• [EXERCISE BRIEF]:
From the first line of the listing below to the line with "TRACK_HALF = 0.358", print each line exactly, and nothing more. Leave out the pictures.

>> Start SUPPLIED MATERIAL

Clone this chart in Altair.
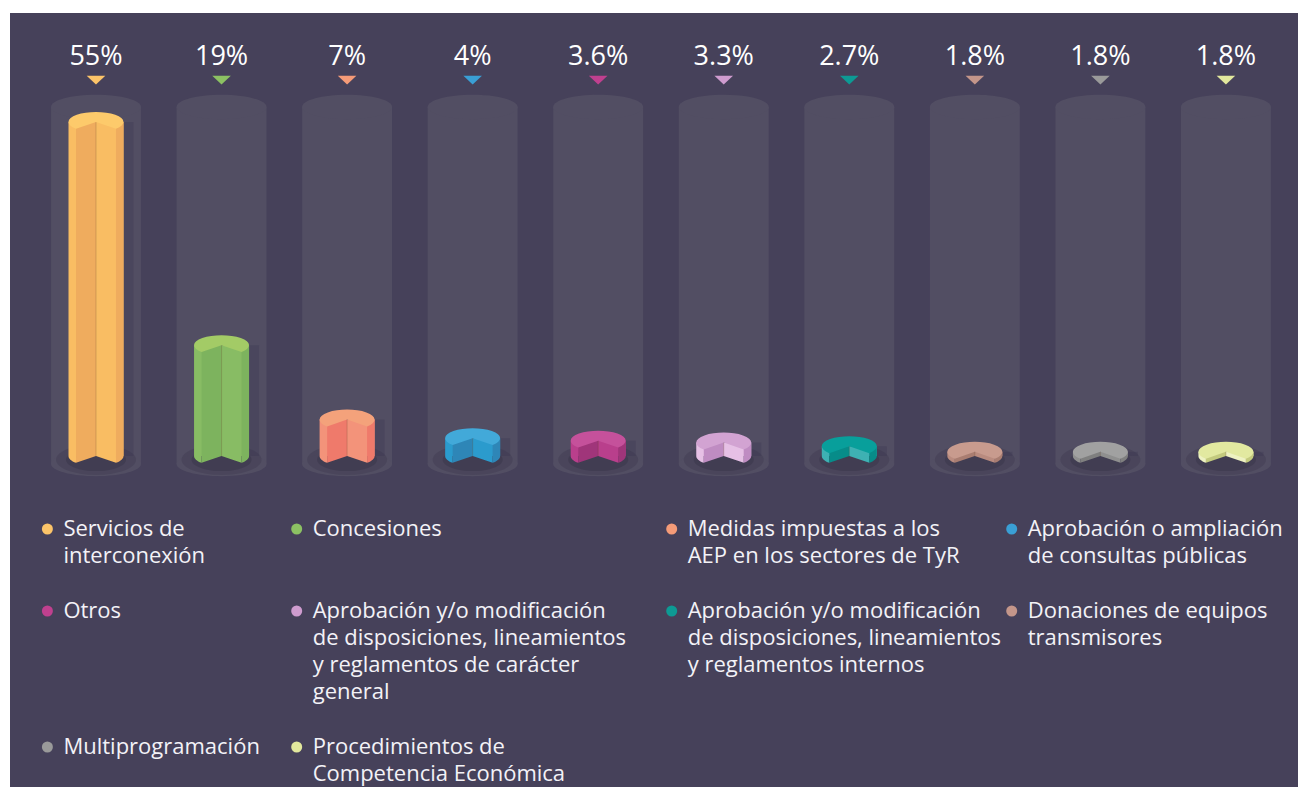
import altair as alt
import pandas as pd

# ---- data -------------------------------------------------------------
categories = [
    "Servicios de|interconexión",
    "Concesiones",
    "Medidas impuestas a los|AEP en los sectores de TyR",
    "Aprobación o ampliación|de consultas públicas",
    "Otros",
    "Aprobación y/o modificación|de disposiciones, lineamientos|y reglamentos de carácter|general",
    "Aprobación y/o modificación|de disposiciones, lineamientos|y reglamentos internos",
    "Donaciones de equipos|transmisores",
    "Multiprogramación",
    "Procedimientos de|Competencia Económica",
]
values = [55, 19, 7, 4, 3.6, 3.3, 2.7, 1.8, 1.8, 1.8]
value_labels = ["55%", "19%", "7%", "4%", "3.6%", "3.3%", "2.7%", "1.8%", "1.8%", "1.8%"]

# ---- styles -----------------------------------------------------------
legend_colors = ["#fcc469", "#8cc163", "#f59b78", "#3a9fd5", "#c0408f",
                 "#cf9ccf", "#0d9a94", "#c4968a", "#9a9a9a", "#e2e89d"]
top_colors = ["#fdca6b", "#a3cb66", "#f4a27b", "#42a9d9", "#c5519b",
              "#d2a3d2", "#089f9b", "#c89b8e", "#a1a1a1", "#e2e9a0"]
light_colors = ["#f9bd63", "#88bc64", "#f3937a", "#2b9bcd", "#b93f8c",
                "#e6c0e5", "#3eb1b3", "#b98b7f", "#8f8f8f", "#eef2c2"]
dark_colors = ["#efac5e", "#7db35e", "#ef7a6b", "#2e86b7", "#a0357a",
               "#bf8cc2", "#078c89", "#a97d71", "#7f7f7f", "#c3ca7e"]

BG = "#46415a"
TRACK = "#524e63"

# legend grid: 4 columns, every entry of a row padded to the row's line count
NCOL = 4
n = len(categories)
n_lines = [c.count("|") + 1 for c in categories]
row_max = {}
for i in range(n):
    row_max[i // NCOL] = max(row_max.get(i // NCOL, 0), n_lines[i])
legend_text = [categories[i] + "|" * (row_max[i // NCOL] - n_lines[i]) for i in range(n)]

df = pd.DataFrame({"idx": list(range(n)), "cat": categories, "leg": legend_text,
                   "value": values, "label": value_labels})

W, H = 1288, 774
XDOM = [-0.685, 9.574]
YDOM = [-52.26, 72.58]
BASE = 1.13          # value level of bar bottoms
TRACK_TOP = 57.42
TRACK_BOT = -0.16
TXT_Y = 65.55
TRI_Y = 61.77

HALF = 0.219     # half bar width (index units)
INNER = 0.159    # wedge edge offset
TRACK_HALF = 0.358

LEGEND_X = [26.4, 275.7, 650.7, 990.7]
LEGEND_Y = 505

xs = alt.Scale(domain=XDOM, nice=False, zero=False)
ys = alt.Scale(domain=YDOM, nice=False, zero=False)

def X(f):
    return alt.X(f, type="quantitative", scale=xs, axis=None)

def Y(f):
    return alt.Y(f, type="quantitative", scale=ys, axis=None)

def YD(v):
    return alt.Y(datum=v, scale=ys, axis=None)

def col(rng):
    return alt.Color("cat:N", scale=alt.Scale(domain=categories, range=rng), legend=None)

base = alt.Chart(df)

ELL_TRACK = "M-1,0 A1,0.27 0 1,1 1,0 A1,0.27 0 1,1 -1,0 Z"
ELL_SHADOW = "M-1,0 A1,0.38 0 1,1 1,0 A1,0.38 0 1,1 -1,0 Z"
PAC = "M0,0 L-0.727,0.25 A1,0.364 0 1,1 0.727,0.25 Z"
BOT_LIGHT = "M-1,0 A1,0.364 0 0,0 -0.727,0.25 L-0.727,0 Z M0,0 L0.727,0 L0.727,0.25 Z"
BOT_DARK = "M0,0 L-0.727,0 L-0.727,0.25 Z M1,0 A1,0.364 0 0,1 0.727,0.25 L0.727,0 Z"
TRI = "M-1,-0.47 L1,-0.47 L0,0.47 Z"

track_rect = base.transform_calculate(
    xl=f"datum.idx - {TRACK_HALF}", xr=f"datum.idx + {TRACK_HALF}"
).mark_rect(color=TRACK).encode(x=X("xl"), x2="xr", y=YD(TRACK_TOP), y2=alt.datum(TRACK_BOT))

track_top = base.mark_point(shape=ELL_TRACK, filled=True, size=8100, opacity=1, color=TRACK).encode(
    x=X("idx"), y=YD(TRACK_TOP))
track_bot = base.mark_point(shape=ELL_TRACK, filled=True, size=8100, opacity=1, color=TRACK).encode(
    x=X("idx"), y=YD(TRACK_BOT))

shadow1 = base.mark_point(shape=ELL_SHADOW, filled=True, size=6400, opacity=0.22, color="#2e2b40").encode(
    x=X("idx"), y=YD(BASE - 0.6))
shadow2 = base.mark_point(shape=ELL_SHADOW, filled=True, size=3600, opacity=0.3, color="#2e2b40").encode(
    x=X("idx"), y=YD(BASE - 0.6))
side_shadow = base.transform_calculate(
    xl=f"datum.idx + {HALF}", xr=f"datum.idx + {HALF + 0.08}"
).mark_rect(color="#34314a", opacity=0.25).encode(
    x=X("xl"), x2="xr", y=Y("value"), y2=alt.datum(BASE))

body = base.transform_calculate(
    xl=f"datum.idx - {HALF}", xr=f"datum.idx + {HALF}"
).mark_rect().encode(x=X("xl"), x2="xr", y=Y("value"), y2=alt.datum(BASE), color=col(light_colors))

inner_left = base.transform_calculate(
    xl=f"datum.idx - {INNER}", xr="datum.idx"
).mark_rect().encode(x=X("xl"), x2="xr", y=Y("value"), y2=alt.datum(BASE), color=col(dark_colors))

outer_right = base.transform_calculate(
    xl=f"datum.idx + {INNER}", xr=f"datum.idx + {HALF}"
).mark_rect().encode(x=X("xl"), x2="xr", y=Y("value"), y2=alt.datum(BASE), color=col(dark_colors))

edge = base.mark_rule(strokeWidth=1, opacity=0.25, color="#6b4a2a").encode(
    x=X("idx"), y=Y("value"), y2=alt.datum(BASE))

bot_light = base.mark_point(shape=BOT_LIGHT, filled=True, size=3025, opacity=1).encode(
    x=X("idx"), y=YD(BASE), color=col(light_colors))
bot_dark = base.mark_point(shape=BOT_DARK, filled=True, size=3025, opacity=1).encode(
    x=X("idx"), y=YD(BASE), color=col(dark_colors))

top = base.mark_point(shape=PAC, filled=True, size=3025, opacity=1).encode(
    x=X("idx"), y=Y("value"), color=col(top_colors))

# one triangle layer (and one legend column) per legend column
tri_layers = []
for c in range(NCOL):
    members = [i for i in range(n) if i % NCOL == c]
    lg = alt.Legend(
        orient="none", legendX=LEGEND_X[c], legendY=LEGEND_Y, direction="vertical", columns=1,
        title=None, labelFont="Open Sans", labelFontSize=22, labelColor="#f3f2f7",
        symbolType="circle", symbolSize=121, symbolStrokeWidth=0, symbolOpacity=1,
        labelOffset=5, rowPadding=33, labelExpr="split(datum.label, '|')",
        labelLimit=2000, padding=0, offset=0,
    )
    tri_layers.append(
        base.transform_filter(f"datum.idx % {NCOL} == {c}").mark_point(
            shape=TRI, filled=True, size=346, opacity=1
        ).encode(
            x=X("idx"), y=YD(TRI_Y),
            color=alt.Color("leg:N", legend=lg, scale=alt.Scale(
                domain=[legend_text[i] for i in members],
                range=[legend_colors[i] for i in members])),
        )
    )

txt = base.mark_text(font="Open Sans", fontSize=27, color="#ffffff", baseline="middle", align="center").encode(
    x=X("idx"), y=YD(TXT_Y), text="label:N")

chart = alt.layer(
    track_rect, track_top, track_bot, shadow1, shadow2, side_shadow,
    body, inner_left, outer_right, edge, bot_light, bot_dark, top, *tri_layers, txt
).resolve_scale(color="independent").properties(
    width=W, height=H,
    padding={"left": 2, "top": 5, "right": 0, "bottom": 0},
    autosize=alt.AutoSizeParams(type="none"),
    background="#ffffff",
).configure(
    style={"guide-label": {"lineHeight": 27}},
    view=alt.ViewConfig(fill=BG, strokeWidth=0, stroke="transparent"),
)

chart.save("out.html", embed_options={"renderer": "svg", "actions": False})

>> End SUPPLIED MATERIAL

• [COMPLETE OUTPUT]:
Clone this chart in Altair.
import altair as alt
import pandas as pd

# ---- data -------------------------------------------------------------
categories = [
    "Servicios de|interconexión",
    "Concesiones",
    "Medidas impuestas a los|AEP en los sectores de TyR",
    "Aprobación o ampliación|de consultas públicas",
    "Otros",
    "Aprobación y/o modificación|de disposiciones, lineamientos|y reglamentos de carácter|general",
    "Aprobación y/o modificación|de disposiciones, lineamientos|y reglamentos internos",
    "Donaciones de equipos|transmisores",
    "Multiprogramación",
    "Procedimientos de|Competencia Económica",
]
values = [55, 19, 7, 4, 3.6, 3.3, 2.7, 1.8, 1.8, 1.8]
value_labels = ["55%", "19%", "7%", "4%", "3.6%", "3.3%", "2.7%", "1.8%", "1.8%", "1.8%"]

# ---- styles -----------------------------------------------------------
legend_colors = ["#fcc469", "#8cc163", "#f59b78", "#3a9fd5", "#c0408f",
                 "#cf9ccf", "#0d9a94", "#c4968a", "#9a9a9a", "#e2e89d"]
top_colors = ["#fdca6b", "#a3cb66", "#f4a27b", "#42a9d9", "#c5519b",
              "#d2a3d2", "#089f9b", "#c89b8e", "#a1a1a1", "#e2e9a0"]
light_colors = ["#f9bd63", "#88bc64", "#f3937a", "#2b9bcd", "#b93f8c",
                "#e6c0e5", "#3eb1b3", "#b98b7f", "#8f8f8f", "#eef2c2"]
dark_colors = ["#efac5e", "#7db35e", "#ef7a6b", "#2e86b7", "#a0357a",
               "#bf8cc2", "#078c89", "#a97d71", "#7f7f7f", "#c3ca7e"]

BG = "#46415a"
TRACK = "#524e63"

# legend grid: 4 columns, every entry of a row padded to the row's line count
NCOL = 4
n = len(categories)
n_lines = [c.count("|") + 1 for c in categories]
row_max = {}
for i in range(n):
    row_max[i // NCOL] = max(row_max.get(i // NCOL, 0), n_lines[i])
legend_text = [categories[i] + "|" * (row_max[i // NCOL] - n_lines[i]) for i in range(n)]

df = pd.DataFrame({"idx": list(range(n)), "cat": categories, "leg": legend_text,
                   "value": values, "label": value_labels})

W, H = 1288, 774
XDOM = [-0.685, 9.574]
YDOM = [-52.26, 72.58]
BASE = 1.13          # value level of bar bottoms
TRACK_TOP = 57.42
TRACK_BOT = -0.16
TXT_Y = 65.55
TRI_Y = 61.77

HALF = 0.219     # half bar width (index units)
INNER = 0.159    # wedge edge offset
TRACK_HALF = 0.358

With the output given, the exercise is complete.